» **DO THIS**:
Begin with the first line and repeat exactly through the line containing "import plotly.graph_objects as go"; leave every image out.

———

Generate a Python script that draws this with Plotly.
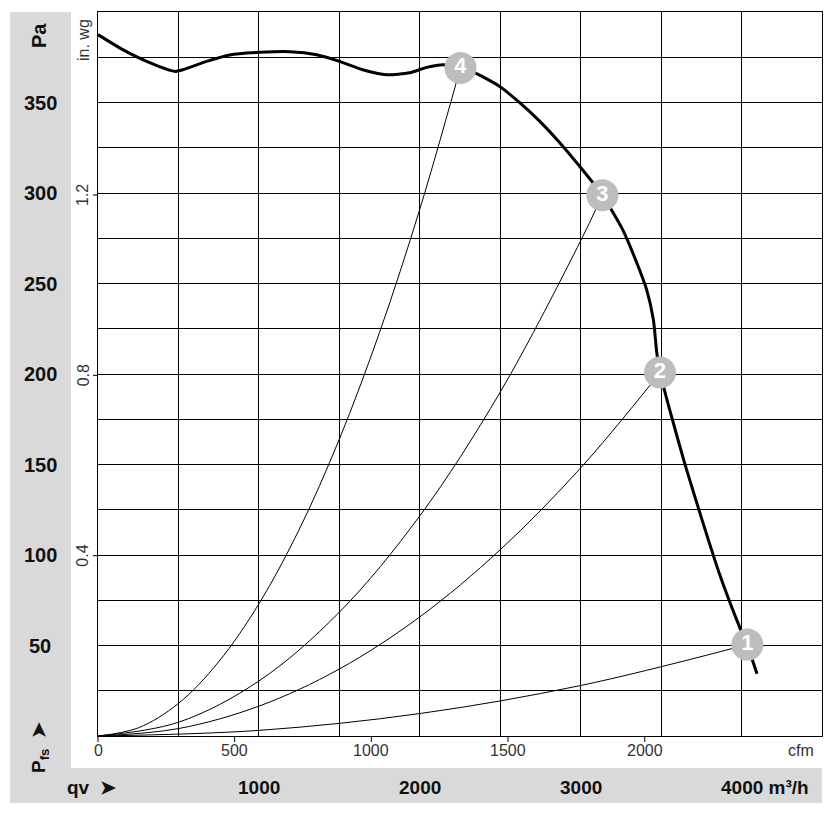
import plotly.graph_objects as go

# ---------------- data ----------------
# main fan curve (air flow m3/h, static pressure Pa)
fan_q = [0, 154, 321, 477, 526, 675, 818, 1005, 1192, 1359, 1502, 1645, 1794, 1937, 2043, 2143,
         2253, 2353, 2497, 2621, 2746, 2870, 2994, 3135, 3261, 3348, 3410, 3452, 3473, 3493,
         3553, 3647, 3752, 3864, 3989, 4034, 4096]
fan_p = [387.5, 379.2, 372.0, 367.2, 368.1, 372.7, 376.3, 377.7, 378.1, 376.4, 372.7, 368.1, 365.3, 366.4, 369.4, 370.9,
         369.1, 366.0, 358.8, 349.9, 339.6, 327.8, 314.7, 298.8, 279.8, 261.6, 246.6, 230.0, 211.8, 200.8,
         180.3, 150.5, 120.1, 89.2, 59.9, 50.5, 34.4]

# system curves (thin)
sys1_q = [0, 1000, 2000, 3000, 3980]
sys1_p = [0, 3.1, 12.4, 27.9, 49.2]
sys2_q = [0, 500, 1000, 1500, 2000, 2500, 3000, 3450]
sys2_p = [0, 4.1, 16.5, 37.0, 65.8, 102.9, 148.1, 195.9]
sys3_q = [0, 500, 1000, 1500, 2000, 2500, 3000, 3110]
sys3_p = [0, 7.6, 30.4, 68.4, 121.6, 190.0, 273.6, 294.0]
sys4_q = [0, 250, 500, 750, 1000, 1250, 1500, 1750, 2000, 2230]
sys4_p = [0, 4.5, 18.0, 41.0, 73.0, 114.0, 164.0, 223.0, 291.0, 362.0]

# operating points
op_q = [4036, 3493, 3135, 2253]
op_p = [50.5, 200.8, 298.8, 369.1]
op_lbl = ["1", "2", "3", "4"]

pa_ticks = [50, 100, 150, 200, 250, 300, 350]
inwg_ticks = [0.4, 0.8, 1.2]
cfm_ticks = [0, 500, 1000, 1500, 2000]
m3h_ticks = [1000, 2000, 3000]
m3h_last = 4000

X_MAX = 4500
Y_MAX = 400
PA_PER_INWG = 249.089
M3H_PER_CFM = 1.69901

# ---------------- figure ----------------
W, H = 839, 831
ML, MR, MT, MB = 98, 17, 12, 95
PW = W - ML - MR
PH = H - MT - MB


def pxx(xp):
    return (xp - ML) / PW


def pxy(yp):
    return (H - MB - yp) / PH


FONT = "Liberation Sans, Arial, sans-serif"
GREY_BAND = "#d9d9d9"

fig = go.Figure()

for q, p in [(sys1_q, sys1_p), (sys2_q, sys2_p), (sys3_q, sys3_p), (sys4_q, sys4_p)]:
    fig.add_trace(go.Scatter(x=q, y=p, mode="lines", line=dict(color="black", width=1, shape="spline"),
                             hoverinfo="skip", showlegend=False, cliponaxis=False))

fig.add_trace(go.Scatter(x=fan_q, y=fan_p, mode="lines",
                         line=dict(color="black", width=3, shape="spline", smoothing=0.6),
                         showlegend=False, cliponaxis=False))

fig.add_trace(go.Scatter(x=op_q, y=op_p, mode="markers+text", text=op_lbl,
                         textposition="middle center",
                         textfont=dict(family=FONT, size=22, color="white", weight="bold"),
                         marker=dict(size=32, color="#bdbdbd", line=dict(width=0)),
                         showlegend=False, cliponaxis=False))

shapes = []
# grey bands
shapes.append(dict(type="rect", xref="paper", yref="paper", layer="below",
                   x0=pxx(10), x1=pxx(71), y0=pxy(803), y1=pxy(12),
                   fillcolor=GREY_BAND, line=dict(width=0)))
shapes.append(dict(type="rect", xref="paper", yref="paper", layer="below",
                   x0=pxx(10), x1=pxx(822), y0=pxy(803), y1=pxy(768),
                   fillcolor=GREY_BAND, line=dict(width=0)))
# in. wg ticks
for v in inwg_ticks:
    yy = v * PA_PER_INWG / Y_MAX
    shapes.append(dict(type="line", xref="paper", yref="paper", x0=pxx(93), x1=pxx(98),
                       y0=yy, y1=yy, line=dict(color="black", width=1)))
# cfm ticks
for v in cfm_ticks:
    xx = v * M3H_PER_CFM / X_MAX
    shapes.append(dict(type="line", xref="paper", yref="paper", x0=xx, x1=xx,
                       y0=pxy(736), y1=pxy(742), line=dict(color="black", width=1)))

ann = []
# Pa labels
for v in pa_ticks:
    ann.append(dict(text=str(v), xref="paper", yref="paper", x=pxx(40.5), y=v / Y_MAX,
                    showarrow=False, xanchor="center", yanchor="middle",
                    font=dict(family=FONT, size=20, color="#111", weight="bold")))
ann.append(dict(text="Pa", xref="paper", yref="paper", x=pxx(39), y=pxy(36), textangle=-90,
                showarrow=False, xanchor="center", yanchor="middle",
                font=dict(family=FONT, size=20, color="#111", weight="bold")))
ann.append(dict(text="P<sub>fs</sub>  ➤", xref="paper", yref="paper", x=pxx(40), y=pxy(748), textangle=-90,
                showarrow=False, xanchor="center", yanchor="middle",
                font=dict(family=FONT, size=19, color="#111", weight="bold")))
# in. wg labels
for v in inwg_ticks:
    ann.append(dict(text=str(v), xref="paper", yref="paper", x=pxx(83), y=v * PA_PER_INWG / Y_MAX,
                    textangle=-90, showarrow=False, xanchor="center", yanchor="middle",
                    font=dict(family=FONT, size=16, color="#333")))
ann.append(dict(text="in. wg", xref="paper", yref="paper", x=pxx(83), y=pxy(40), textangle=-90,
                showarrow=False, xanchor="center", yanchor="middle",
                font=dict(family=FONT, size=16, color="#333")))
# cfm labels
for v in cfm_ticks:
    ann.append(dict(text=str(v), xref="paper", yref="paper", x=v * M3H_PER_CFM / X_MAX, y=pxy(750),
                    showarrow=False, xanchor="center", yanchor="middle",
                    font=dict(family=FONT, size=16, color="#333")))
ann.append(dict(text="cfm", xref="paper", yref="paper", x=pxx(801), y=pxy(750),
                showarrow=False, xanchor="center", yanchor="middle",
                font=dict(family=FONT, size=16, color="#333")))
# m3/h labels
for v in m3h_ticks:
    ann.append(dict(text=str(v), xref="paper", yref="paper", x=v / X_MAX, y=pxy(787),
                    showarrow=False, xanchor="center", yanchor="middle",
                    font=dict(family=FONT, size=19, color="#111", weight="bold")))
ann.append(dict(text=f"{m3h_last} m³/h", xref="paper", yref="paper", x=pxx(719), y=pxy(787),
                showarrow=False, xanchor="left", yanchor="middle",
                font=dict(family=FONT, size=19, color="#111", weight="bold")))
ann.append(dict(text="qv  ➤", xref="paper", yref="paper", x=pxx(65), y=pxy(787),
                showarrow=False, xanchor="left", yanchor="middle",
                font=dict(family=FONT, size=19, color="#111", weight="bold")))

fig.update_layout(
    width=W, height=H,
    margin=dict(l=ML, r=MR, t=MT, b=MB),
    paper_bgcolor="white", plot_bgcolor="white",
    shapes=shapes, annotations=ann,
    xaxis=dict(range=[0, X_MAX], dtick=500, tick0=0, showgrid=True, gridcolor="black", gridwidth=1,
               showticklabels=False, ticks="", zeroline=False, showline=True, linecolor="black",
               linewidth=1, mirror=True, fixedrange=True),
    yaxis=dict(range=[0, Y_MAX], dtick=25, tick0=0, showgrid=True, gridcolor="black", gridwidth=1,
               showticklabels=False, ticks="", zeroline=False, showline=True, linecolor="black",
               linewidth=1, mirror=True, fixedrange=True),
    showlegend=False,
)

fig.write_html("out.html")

———

» **SOLUTION FOR THIS EXERCISE**:
Generate a Python script that draws this with Plotly.
import plotly.graph_objects as go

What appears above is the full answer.